Pertanto, deve ritenersi che lo sblocco del telefono (o, in alternativa, il riconoscimento biometrico):
- non possa essere usato come elemento valido per la SCA durante la tokenizzazione
- una volta effettuata la tokenizzazione mediante SCA, possa essere usato come elemento della SCA durante le successive operazioni di pagamento, in quanto l’utente è stato ormai previamente associato tramite SCA alle credenziali usate per lo sblocco del telefono.
In definitiva, la circostanza che il codice di sblocco del cellulare sia utilizzato nella fase di tokenizzazione della carta, unitamente a un sistema di autenticazione conforme a SCA, consente di associarlo univocamente all’utente e ha fatto sì che lo stesso codice potesse essere validamente reimpiegato in fase dispositiva.

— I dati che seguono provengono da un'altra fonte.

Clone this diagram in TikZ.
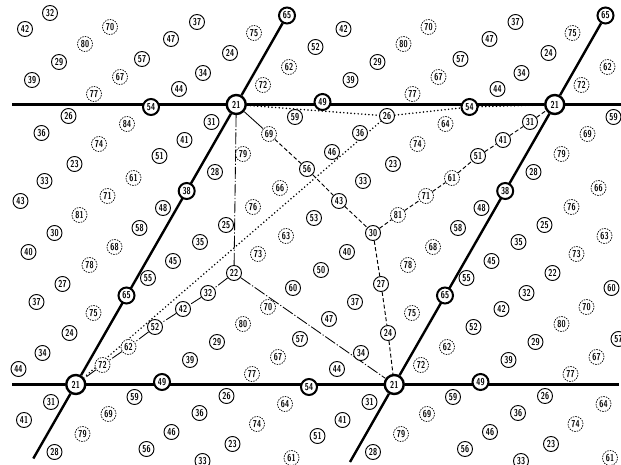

Quanto al secondo profilo di criticità segnalato dal Collegio rimettente (relativamente alla circostanza che l’uso del codice di sblocco dell’apparato come elemento di conoscenza comporterebbe il rischio che, una volta sbloccato lo smartphone mediante passcode, il device potrebbe essere utilizzato per autorizzare un numero indefinito di operazioni di pagamento mediante un solo fattore di autenticazione, ossia quello del suo possesso) il Collegio di Coordinamento sottolinea che, nel caso di specie, per tutti i singoli pagamenti (effettuati tra l’altro non in sequenza ma a distanza di tempo l’uno dall’altro, quindi in diverse sessioni di pagamento), oltre al possesso, era stato acquisito in realtà anche il secondo fattore, rappresentato per l’appunto dal passcode, e che la documentazione tecnica relativa al funzionamento del digital wallet nella specie utilizzato aveva dimostrato che in ogni caso sarebbe sempre richiesto il secondo fattore di autenticazione (inerenza/conoscenza).